VLSI Design of Light-Field Factorization for Dual-Layer Factored Display

This article introduces a VLSI design for light-field factorization, aimed at enhancing immersive 3-D visual experiences for computational light-field factored displays. The main design challenges are intensive memory-access demands and high computational complexity. Accordingly, we first propose half-block-based factorization (HBBF) and sparse ray sampling (SRS) to reduce DRAM bandwidth by 99% and SRAM size by 74%. Then, we devise integer hybrid quantization (INTH) to cut down computational logic by 41%, leading to improvements in die area and power efficiency. Finally, we fabricated a processor chip that incorporates 75.1 kB of SRAM and 5.9M logic gates using 40-nm CMOS technology.
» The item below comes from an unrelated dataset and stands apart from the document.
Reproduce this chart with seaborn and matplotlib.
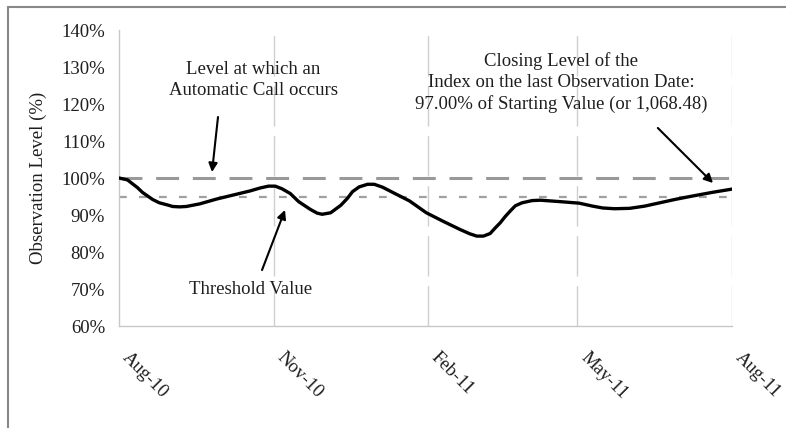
import pandas as pd
import matplotlib.pyplot as plt
from matplotlib.lines import Line2D
import seaborn as sns

# Index level (% of starting value)
obs_dates = ['2010-08-01', '2010-08-06', '2010-08-12', '2010-08-15', '2010-08-21',
             '2010-08-25', '2010-08-30', '2010-09-02', '2010-09-06', '2010-09-10',
             '2010-09-18', '2010-09-28', '2010-10-08', '2010-10-18', '2010-10-24',
             '2010-10-29', '2010-11-02', '2010-11-06', '2010-11-11', '2010-11-16',
             '2010-11-23', '2010-11-27', '2010-11-30', '2010-12-05', '2010-12-11',
             '2010-12-15', '2010-12-18', '2010-12-22', '2010-12-27', '2010-12-31',
             '2011-01-05', '2011-01-11', '2011-01-21', '2011-01-31', '2011-02-10',
             '2011-02-20', '2011-02-26', '2011-03-02', '2011-03-06', '2011-03-10',
             '2011-03-13', '2011-03-16', '2011-03-19', '2011-03-22', '2011-03-25',
             '2011-03-29', '2011-04-04', '2011-04-09', '2011-04-21', '2011-05-02',
             '2011-05-10', '2011-05-16', '2011-05-23', '2011-06-01', '2011-06-10',
             '2011-06-17', '2011-06-28', '2011-07-07', '2011-07-20', '2011-08-01']
obs_level = [100.0, 99.5, 97.4, 96.1, 94.2,
             93.3, 92.7, 92.3, 92.2, 92.3,
             93.0, 94.3, 95.4, 96.5, 97.3,
             97.8, 97.8, 97.1, 95.8, 93.6,
             91.5, 90.5, 90.2, 90.6, 92.6,
             94.5, 96.3, 97.6, 98.3, 98.3,
             97.5, 96.1, 93.8, 90.6, 88.3,
             86.1, 84.9, 84.3, 84.3, 85.0,
             86.5, 87.9, 89.6, 91.1, 92.5,
             93.3, 93.9, 94.0, 93.6, 93.2,
             92.4, 91.9, 91.7, 91.8, 92.4,
             93.1, 94.2, 95.0, 96.1, 97.0]

call_level = 100
threshold = 95

tick_dates = ['2010-08-01', '2010-11-01', '2011-02-01', '2011-05-01', '2011-08-01']
tick_labels = ['Aug-10', 'Nov-10', 'Feb-11', 'May-11', 'Aug-11']
y_ticks = [60, 70, 80, 90, 100, 110, 120, 130, 140]

df = pd.DataFrame({'date': pd.to_datetime(obs_dates), 'level': obs_level})

sns.set_style('white')
plt.rcParams['font.family'] = ['Liberation Serif', 'DejaVu Serif']
txt = '#1e1e1e'

fig = plt.figure(figsize=(7.86, 4.28), dpi=100)
ax = fig.add_axes([0.1514, 0.2383, 0.7799, 0.6916])

# reference lines
ax.axhline(call_level, color='#999999', lw=2.2, dashes=(7.5, 4.5), zorder=2)
ax.axhline(threshold, color='#a0a0a0', lw=1.6, dashes=(3.5, 5.5), zorder=2)

sns.lineplot(data=df, x='date', y='level', color='black', lw=2.4, ax=ax, zorder=3,
             solid_joinstyle='round', solid_capstyle='round')

ax.set_xlim(pd.Timestamp(tick_dates[0]), pd.Timestamp(tick_dates[-1]))
ax.set_ylim(60, 140)
ax.set_yticks(y_ticks)
ax.set_yticklabels([f'{v}%' for v in y_ticks], fontsize=13.5, color=txt)
ax.set_xticks(pd.to_datetime(tick_dates))
ax.set_xticklabels(tick_labels, fontsize=13.5, color=txt, rotation=-45,
                   ha='left', va='bottom', rotation_mode='anchor')

ax.tick_params(axis='both', length=4, width=1, color='#c8c8c8', direction='out')
ax.tick_params(axis='y', pad=6)
ax.tick_params(axis='x', pad=21)

for lbl_x in pd.to_datetime(tick_dates[1:]):
    ax.axvline(lbl_x, color='#cfcfcf', lw=1, dashes=(29, 7), zorder=1)

for side in ['top', 'right']:
    ax.spines[side].set_visible(False)
for side in ['left', 'bottom']:
    ax.spines[side].set_color('#c8c8c8')
    ax.spines[side].set_linewidth(1)

ax.set_xlabel('')
ax.set_ylabel('Observation Level (%)', fontsize=13.5, color=txt)
ax.yaxis.set_label_coords(-0.117, 0.5)

# annotations
arrow = dict(arrowstyle='-|>', color='black', lw=1.5, mutation_scale=13, shrinkA=0, shrinkB=0)
ax.text(0.2186, 0.831, 'Level at which an\nAutomatic Call occurs', transform=ax.transAxes,
        ha='center', va='center', fontsize=13.5, color=txt, linespacing=1.3)
ax.annotate('', xy=(0.1517, 0.52), xytext=(0.1615, 0.706), xycoords='axes fraction',
            arrowprops=arrow)

ax.text(0.215, 0.122, 'Threshold Value', transform=ax.transAxes,
        ha='center', va='center', fontsize=13.5, color=txt)
ax.annotate('', xy=(0.2708, 0.392), xytext=(0.2333, 0.189), xycoords='axes fraction',
            arrowprops=arrow)

ax.text(0.721, 0.821, 'Closing Level of the\nIndex on the last Observation Date:\n'
        '97.00% of Starting Value (or 1,068.48)', transform=ax.transAxes,
        ha='center', va='center', fontsize=13.5, color=txt, linespacing=1.3)
ax.annotate('', xy=(0.969, 0.483), xytext=(0.879, 0.669), xycoords='axes fraction',
            arrowprops=arrow)

# outer frame (top and left edges only)
fig.add_artist(Line2D([8 / 786, 1], [1 - 7 / 428, 1 - 7 / 428], color='#888888', lw=1.5))
fig.add_artist(Line2D([8 / 786, 8 / 786], [0, 1 - 7 / 428], color='#888888', lw=1.5))

fig.savefig('out.png', dpi=100)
It can operate with three different performance modes: high quality (56.9 MPixel/s at 971 mW), balanced (62.5 MPixel/s at 442 mW), and low power (61.7 MPixel/s at 283 mW). Across these modes, its normalized energy ranges between 4.4 and 16.2 nJ/pixel. This implementation surpasses existing GPU platforms and offers an 85 $\times$ increase in processing speed and a 311 $\times$ reduction in power consumption. We also showcase a real-time computational 3-D display system with this chip, demonstrating its practical efficacy in computational 3-D display technology.